5. Heard counsel. The Tribunal had given a finding that the issue is debatable and there is a conflict of opinion among the decisions of the Tribunal on this point. The Tribunal, in its order, held as follows:
4. After hearing both the sides and going through the case records, it is seen that there are diverse opinion on this issue taken by the various High Courts and Tribunal. The Income-tax Appellate Tribunal, Chennai Bench in I.T.A. No. 797/Mds/2002 dated May 31, 2003, in the case of Narmatha Textiles Ltd. v. Joint CIT has taken a view in favour of the Revenue. However, the Assessing Officer has acted under Section 154 of the Act which is a clear case where the issue is debatable and the Assessing Officer has exceeded in his jurisdiction while acting under Section 154 of the Act. This is not a mistake apparent from record. Here two views are possible. We have gone through the case law cited by both the sides and finally hold that the issue is debatable. Hence the Assessing Officer has exceeded his jurisdiction while acting under Section 154 of the Act. Accordingly, this appeal of the assessee is allowed.
6. From a reading of the above, it is seen that the issue is debatable and also there are diverse opinions on the issue taken by various Income-tax Appellate Tribunals. Once the issue is a debatable one, the same cannot be rectified under Section 154 of the Act. The Supreme Court, in the case of T.S. Balaram, ITO v. Volkart Brothers : 82ITR50(SC) , held that a mistake apparent on the record must be an obvious and patent mistake and not something which can be established by a long drawn process of reasoning or examining arguments on points where there may conceivably be two opinions. It has also been held that a mistake apparent from the record must be a glaring, obvious or self-evident mistake and no rectification proceedings can be initiated in the case of a debatable issue. A debatable issue could be considered only under regular assessment and the same cannot be rectified under Section 154 of the Act.
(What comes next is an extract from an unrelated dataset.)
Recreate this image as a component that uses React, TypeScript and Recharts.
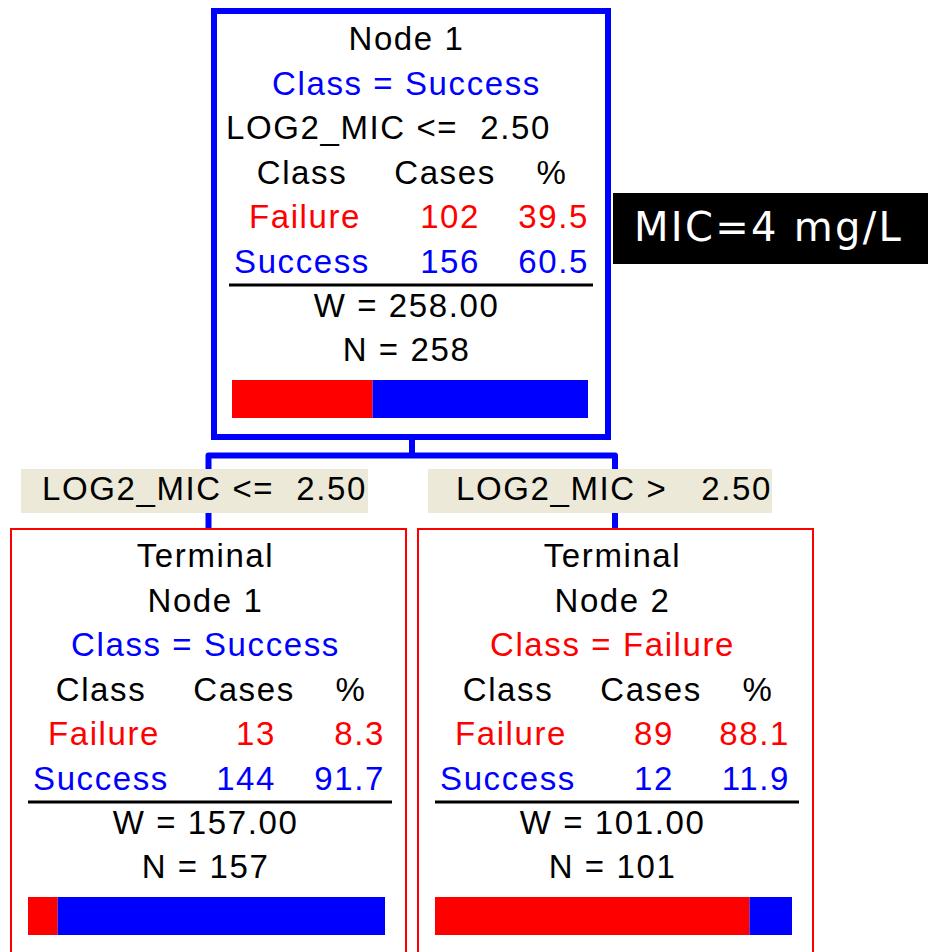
import React from 'react';
import { BarChart, Bar, XAxis, YAxis } from 'recharts';

// ---- data ----
const nodeTitles: string[][] = [['Node 1'], ['Terminal', 'Node 1'], ['Terminal', 'Node 2']];
const predictedClass = ['Success', 'Success', 'Failure'];
const classNames = ['Failure', 'Success'];
const failureCases = [102, 13, 89];
const successCases = [156, 144, 12];
const failurePct = [39.5, 8.3, 88.1];
const successPct = [60.5, 91.7, 11.9];
const weights = ['258.00', '157.00', '101.00'];
const nCounts = [258, 157, 101];
const splitVariable = 'LOG2_MIC';
const splitOps = ['<=', '>'];
const splitValue = '2.50';
const annotation = 'MIC=4 mg/L';

// ---- style / layout ----
const FONT = '"Liberation Sans", Arial, Helvetica, sans-serif';
const FS = 33;
const LS = 1.6;
const BLUE = '#0000FF';
const RED = '#FF0000';
const LH = 44.5;

const layouts = [
  { left: 211, top: 8, w: 400, h: 432, border: 6, color: BLUE, first: 50, casesEnd: 480, pctEnd: 589 },
  { left: 10, top: 528, w: 397, h: 440, border: 2, color: RED, first: 567, casesEnd: 276, pctEnd: 385 },
  { left: 417, top: 528, w: 397, h: 440, border: 2, color: RED, first: 567, casesEnd: 674, pctEnd: 790 },
];

const colorOf = (c: string) => (c === 'Failure' ? RED : BLUE);

const txt = (x: number, y: number, s: string, fill = '#000', anchor: 'start' | 'middle' | 'end' = 'middle', key?: string) => (
  <text key={key} x={x} y={y} fill={fill} textAnchor={anchor} fontFamily={FONT} fontSize={FS} letterSpacing={LS} style={{ whiteSpace: 'pre' }}>
    {s}
  </text>
);

function NodeSvg({ i }: { i: number }) {
  const L = layouts[i];
  const b = (k: number) => L.first + k * LH;
  const cx = L.left + 195.5;
  const lines: React.ReactNode[] = [];
  const titles = nodeTitles[i];
  const classLine = `Class = ${predictedClass[i]}`;
  if (titles.length === 1) {
    lines.push(txt(cx, b(0), titles[0], '#000', 'middle', 't0'));
    lines.push(txt(cx, b(1), classLine, colorOf(predictedClass[i]), 'middle', 'c'));
    lines.push(txt(L.left + 15, b(2), `${splitVariable} ${splitOps[0]}`, '#000', 'start', 's1'));
    lines.push(txt(L.left + 340, b(2), splitValue, '#000', 'end', 's2'));
  } else {
    lines.push(txt(cx, b(0), titles[0], '#000', 'middle', 't0'));
    lines.push(txt(cx, b(1), titles[1], '#000', 'middle', 't1'));
    lines.push(txt(cx, b(2), classLine, colorOf(predictedClass[i]), 'middle', 'c'));
  }
  lines.push(txt(L.left + 91, b(3), 'Class', '#000', 'middle', 'h1'));
  lines.push(txt(L.left + 234, b(3), 'Cases', '#000', 'middle', 'h2'));
  lines.push(txt(L.left + 341, b(3), '%', '#000', 'middle', 'h3'));
  lines.push(txt(L.left + 94, b(4), classNames[0], RED, 'middle', 'f1'));
  lines.push(txt(L.casesEnd, b(4), String(failureCases[i]), RED, 'end', 'f2'));
  lines.push(txt(L.pctEnd, b(4), failurePct[i].toFixed(1), RED, 'end', 'f3'));
  lines.push(txt(L.left + 91, b(5), classNames[1], BLUE, 'middle', 'u1'));
  lines.push(txt(L.casesEnd, b(5), String(successCases[i]), BLUE, 'end', 'u2'));
  lines.push(txt(L.pctEnd, b(5), successPct[i].toFixed(1), BLUE, 'end', 'u3'));
  const ruleY = b(5) + 12.5;
  return (
    <g>
      <rect x={L.left + L.border / 2} y={L.top + L.border / 2} width={L.w - L.border} height={L.h - L.border} fill="#fff" stroke={L.color} strokeWidth={L.border} />
      {lines}
      <line x1={L.left + 18} x2={L.left + 382} y1={ruleY} y2={ruleY} stroke="#000" strokeWidth={3} />
      {txt(cx, ruleY + 32, `W = ${weights[i]}`)}
      {txt(cx, ruleY + 76, `N = ${nCounts[i]}`)}
    </g>
  );
}

function PropBar({ i }: { i: number }) {
  const L = layouts[i];
  const top = L.first + 5 * LH + 12.5 + 76 + 19;
  const data = [{ name: nodeTitles[i].join(' '), failure: failurePct[i], success: successPct[i] }];
  return (
    <div style={{ position: 'absolute', left: L.left + (i === 0 ? 21 : 18), top }}>
      <BarChart width={i === 0 ? 356 : 357} height={38} data={data} layout="vertical" margin={{ top: 0, right: 0, bottom: 0, left: 0 }} barCategoryGap={0}>
        <XAxis type="number" domain={[0, 100]} hide />
        <YAxis type="category" dataKey="name" hide />
        <Bar dataKey="failure" stackId="a" fill={RED} isAnimationActive={false} />
        <Bar dataKey="success" stackId="a" fill={BLUE} isAnimationActive={false} />
      </BarChart>
    </div>
  );
}

export default function App() {
  return (
    <div style={{ position: 'absolute', left: 0, top: 0, width: 928, height: 952, overflow: 'hidden', background: '#fff' }}>
      <svg width={928} height={952} style={{ position: 'absolute', left: 0, top: 0 }}>
        {/* connectors */}
        <path d="M412 438 V455.5 M208.5 528 V455.5 H615 V528" fill="none" stroke={BLUE} strokeWidth={6} strokeLinejoin="round" />
        <NodeSvg i={0} />
        <NodeSvg i={1} />
        <NodeSvg i={2} />
        {/* split labels */}
        <rect x={21} y={469} width={347} height={44} fill="#ECE9D8" />
        {txt(42, 500, `${splitVariable} ${splitOps[0]}`, '#000', 'start')}
        {txt(367, 500, splitValue, '#000', 'end')}
        <rect x={428} y={469} width={344} height={44} fill="#ECE9D8" />
        {txt(456, 500, `${splitVariable} ${splitOps[1]}`, '#000', 'start')}
        {txt(772, 500, splitValue, '#000', 'end')}
        {/* annotation */}
        <rect x={613} y={193} width={315} height={71} fill="#000" />
        <text x={634} y={241} fill="#fff" fontFamily='"DejaVu Sans", sans-serif' fontSize={40} letterSpacing={2.3}>
          {annotation}
        </text>
      </svg>
      <PropBar i={0} />
      <PropBar i={1} />
      <PropBar i={2} />
    </div>
  );
}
The Tribunal correctly followed the principles enunciated in the Supreme Court judgment cited supra and came to the correct conclusion.
7. Hence, we do not find any error or legal infirmity in the order of the Tribunal so as to warrant interference.
8. In view of the foregoing reasons, no substantial questions of law arise for consideration of this court and accordingly, the tax case is dismissed. No costs.